Pictures do not belong in the copy, so please give every entry below again exactly.

** Start Extracted information **

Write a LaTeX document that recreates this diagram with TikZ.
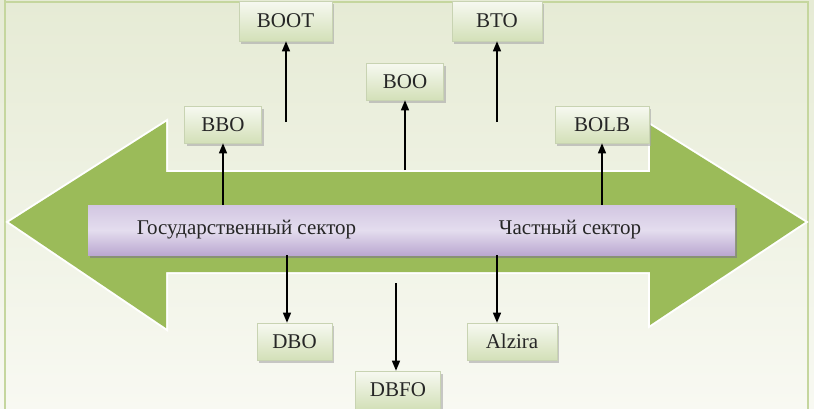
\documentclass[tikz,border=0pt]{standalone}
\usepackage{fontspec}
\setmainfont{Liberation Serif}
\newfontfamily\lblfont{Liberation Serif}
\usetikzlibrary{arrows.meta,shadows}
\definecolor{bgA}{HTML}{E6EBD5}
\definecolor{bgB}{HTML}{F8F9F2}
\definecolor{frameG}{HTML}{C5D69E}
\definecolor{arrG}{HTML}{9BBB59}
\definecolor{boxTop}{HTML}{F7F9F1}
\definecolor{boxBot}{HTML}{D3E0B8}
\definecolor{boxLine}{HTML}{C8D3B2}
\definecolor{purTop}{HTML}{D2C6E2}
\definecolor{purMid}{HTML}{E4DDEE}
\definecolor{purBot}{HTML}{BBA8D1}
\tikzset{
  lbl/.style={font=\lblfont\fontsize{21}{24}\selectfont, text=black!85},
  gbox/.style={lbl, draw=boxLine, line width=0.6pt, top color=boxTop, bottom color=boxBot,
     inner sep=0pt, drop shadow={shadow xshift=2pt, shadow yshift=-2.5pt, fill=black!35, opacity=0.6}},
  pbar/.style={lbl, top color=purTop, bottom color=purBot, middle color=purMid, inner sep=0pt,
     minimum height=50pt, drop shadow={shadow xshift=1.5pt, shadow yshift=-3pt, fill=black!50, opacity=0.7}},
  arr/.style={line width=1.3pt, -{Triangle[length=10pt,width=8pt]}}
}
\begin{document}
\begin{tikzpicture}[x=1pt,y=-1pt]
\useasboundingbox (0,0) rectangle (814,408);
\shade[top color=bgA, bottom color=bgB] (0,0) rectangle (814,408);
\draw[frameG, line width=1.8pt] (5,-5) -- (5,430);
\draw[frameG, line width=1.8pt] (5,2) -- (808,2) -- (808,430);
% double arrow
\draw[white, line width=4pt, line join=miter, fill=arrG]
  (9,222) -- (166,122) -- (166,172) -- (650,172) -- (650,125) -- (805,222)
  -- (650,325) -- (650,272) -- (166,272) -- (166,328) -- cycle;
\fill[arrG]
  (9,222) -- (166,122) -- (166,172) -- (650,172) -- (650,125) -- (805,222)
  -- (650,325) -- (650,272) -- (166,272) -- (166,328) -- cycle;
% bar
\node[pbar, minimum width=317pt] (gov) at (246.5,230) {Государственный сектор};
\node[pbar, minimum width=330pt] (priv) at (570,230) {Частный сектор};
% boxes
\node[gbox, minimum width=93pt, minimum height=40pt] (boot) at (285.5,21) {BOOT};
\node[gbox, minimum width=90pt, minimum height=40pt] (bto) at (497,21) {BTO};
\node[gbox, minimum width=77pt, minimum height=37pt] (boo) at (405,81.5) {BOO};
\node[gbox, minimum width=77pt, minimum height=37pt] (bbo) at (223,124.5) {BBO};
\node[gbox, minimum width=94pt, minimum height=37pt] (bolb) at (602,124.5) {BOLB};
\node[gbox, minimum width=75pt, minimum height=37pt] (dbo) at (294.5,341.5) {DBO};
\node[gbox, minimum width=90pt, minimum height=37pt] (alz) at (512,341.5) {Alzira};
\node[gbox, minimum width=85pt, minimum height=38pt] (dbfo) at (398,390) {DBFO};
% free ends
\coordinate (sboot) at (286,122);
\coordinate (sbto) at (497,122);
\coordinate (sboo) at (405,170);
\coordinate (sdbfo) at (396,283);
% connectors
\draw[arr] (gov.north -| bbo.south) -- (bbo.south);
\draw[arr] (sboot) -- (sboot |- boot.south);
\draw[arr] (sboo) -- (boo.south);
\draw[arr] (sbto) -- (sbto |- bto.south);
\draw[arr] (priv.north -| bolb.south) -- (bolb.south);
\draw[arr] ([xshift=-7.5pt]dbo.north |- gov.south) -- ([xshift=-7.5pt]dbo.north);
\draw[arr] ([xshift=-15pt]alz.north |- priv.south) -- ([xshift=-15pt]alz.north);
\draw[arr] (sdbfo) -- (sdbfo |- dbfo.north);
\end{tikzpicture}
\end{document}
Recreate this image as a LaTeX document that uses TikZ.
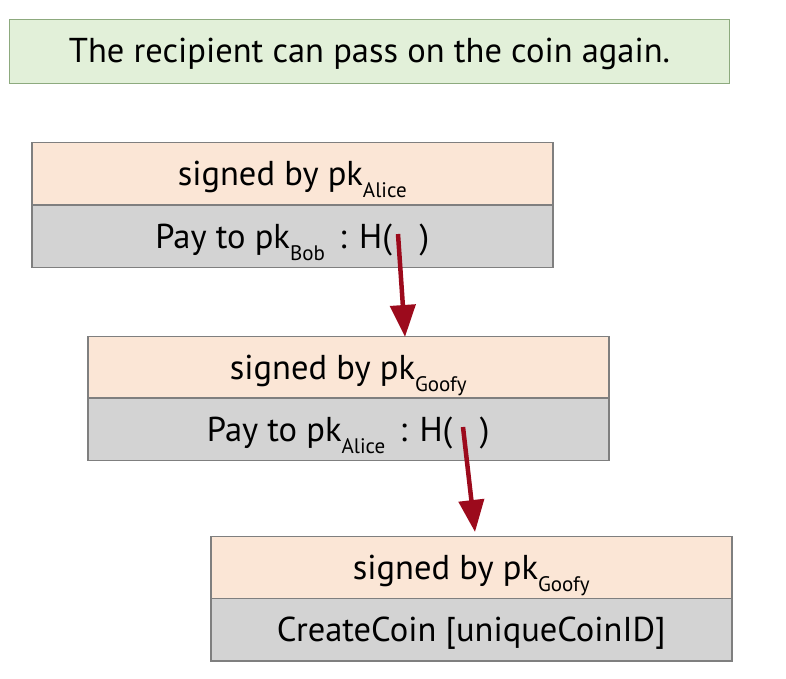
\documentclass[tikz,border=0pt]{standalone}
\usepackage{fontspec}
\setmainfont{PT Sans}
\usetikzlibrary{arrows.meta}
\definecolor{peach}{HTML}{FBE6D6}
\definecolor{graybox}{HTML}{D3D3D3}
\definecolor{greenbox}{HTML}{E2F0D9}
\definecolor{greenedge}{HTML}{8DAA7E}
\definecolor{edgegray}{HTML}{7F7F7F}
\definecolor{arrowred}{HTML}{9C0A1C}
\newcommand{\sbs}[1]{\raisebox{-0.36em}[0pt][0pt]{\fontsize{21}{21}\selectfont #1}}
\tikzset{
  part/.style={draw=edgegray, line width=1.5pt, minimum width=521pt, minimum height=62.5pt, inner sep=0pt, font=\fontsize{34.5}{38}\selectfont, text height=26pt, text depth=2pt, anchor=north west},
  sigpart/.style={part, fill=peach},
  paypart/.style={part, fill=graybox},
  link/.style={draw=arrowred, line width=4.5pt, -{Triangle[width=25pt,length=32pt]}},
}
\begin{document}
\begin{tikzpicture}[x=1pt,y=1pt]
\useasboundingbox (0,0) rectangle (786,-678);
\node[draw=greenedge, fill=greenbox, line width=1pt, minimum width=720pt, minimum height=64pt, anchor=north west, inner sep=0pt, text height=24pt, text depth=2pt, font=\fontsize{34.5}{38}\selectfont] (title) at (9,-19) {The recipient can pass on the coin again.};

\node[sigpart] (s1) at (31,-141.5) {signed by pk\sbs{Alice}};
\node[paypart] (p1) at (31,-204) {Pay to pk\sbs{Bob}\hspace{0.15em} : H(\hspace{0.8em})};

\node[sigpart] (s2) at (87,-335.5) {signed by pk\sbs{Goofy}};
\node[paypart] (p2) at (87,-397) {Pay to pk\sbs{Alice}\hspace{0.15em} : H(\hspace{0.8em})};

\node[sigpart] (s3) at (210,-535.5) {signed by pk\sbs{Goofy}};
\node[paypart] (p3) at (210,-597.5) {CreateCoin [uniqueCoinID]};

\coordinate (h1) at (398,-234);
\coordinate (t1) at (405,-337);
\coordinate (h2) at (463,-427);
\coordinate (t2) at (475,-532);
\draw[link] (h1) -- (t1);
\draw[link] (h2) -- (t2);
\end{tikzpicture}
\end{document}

** End Extracted information **

§ **Answer to the task**:
Write a LaTeX document that recreates this diagram with TikZ.
\documentclass[tikz,border=0pt]{standalone}
\usepackage{fontspec}
\setmainfont{Liberation Serif}
\newfontfamily\lblfont{Liberation Serif}
\usetikzlibrary{arrows.meta,shadows}
\definecolor{bgA}{HTML}{E6EBD5}
\definecolor{bgB}{HTML}{F8F9F2}
\definecolor{frameG}{HTML}{C5D69E}
\definecolor{arrG}{HTML}{9BBB59}
\definecolor{boxTop}{HTML}{F7F9F1}
\definecolor{boxBot}{HTML}{D3E0B8}
\definecolor{boxLine}{HTML}{C8D3B2}
\definecolor{purTop}{HTML}{D2C6E2}
\definecolor{purMid}{HTML}{E4DDEE}
\definecolor{purBot}{HTML}{BBA8D1}
\tikzset{
  lbl/.style={font=\lblfont\fontsize{21}{24}\selectfont, text=black!85},
  gbox/.style={lbl, draw=boxLine, line width=0.6pt, top color=boxTop, bottom color=boxBot,
     inner sep=0pt, drop shadow={shadow xshift=2pt, shadow yshift=-2.5pt, fill=black!35, opacity=0.6}},
  pbar/.style={lbl, top color=purTop, bottom color=purBot, middle color=purMid, inner sep=0pt,
     minimum height=50pt, drop shadow={shadow xshift=1.5pt, shadow yshift=-3pt, fill=black!50, opacity=0.7}},
  arr/.style={line width=1.3pt, -{Triangle[length=10pt,width=8pt]}}
}
\begin{document}
\begin{tikzpicture}[x=1pt,y=-1pt]
\useasboundingbox (0,0) rectangle (814,408);
\shade[top color=bgA, bottom color=bgB] (0,0) rectangle (814,408);
\draw[frameG, line width=1.8pt] (5,-5) -- (5,430);
\draw[frameG, line width=1.8pt] (5,2) -- (808,2) -- (808,430);
% double arrow
\draw[white, line width=4pt, line join=miter, fill=arrG]
  (9,222) -- (166,122) -- (166,172) -- (650,172) -- (650,125) -- (805,222)
  -- (650,325) -- (650,272) -- (166,272) -- (166,328) -- cycle;
\fill[arrG]
  (9,222) -- (166,122) -- (166,172) -- (650,172) -- (650,125) -- (805,222)
  -- (650,325) -- (650,272) -- (166,272) -- (166,328) -- cycle;
% bar
\node[pbar, minimum width=317pt] (gov) at (246.5,230) {Государственный сектор};
\node[pbar, minimum width=330pt] (priv) at (570,230) {Частный сектор};
% boxes
\node[gbox, minimum width=93pt, minimum height=40pt] (boot) at (285.5,21) {BOOT};
\node[gbox, minimum width=90pt, minimum height=40pt] (bto) at (497,21) {BTO};
\node[gbox, minimum width=77pt, minimum height=37pt] (boo) at (405,81.5) {BOO};
\node[gbox, minimum width=77pt, minimum height=37pt] (bbo) at (223,124.5) {BBO};
\node[gbox, minimum width=94pt, minimum height=37pt] (bolb) at (602,124.5) {BOLB};
\node[gbox, minimum width=75pt, minimum height=37pt] (dbo) at (294.5,341.5) {DBO};
\node[gbox, minimum width=90pt, minimum height=37pt] (alz) at (512,341.5) {Alzira};
\node[gbox, minimum width=85pt, minimum height=38pt] (dbfo) at (398,390) {DBFO};
% free ends
\coordinate (sboot) at (286,122);
\coordinate (sbto) at (497,122);
\coordinate (sboo) at (405,170);
\coordinate (sdbfo) at (396,283);
% connectors
\draw[arr] (gov.north -| bbo.south) -- (bbo.south);
\draw[arr] (sboot) -- (sboot |- boot.south);
\draw[arr] (sboo) -- (boo.south);
\draw[arr] (sbto) -- (sbto |- bto.south);
\draw[arr] (priv.north -| bolb.south) -- (bolb.south);
\draw[arr] ([xshift=-7.5pt]dbo.north |- gov.south) -- ([xshift=-7.5pt]dbo.north);
\draw[arr] ([xshift=-15pt]alz.north |- priv.south) -- ([xshift=-15pt]alz.north);
\draw[arr] (sdbfo) -- (sdbfo |- dbfo.north);
\end{tikzpicture}
\end{document}
Recreate this image as a LaTeX document that uses TikZ.
\documentclass[tikz,border=0pt]{standalone}
\usepackage{fontspec}
\setmainfont{PT Sans}
\usetikzlibrary{arrows.meta}
\definecolor{peach}{HTML}{FBE6D6}
\definecolor{graybox}{HTML}{D3D3D3}
\definecolor{greenbox}{HTML}{E2F0D9}
\definecolor{greenedge}{HTML}{8DAA7E}
\definecolor{edgegray}{HTML}{7F7F7F}
\definecolor{arrowred}{HTML}{9C0A1C}
\newcommand{\sbs}[1]{\raisebox{-0.36em}[0pt][0pt]{\fontsize{21}{21}\selectfont #1}}
\tikzset{
  part/.style={draw=edgegray, line width=1.5pt, minimum width=521pt, minimum height=62.5pt, inner sep=0pt, font=\fontsize{34.5}{38}\selectfont, text height=26pt, text depth=2pt, anchor=north west},
  sigpart/.style={part, fill=peach},
  paypart/.style={part, fill=graybox},
  link/.style={draw=arrowred, line width=4.5pt, -{Triangle[width=25pt,length=32pt]}},
}
\begin{document}
\begin{tikzpicture}[x=1pt,y=1pt]
\useasboundingbox (0,0) rectangle (786,-678);
\node[draw=greenedge, fill=greenbox, line width=1pt, minimum width=720pt, minimum height=64pt, anchor=north west, inner sep=0pt, text height=24pt, text depth=2pt, font=\fontsize{34.5}{38}\selectfont] (title) at (9,-19) {The recipient can pass on the coin again.};

\node[sigpart] (s1) at (31,-141.5) {signed by pk\sbs{Alice}};
\node[paypart] (p1) at (31,-204) {Pay to pk\sbs{Bob}\hspace{0.15em} : H(\hspace{0.8em})};

\node[sigpart] (s2) at (87,-335.5) {signed by pk\sbs{Goofy}};
\node[paypart] (p2) at (87,-397) {Pay to pk\sbs{Alice}\hspace{0.15em} : H(\hspace{0.8em})};

\node[sigpart] (s3) at (210,-535.5) {signed by pk\sbs{Goofy}};
\node[paypart] (p3) at (210,-597.5) {CreateCoin [uniqueCoinID]};

\coordinate (h1) at (398,-234);
\coordinate (t1) at (405,-337);
\coordinate (h2) at (463,-427);
\coordinate (t2) at (475,-532);
\draw[link] (h1) -- (t1);
\draw[link] (h2) -- (t2);
\end{tikzpicture}
\end{document}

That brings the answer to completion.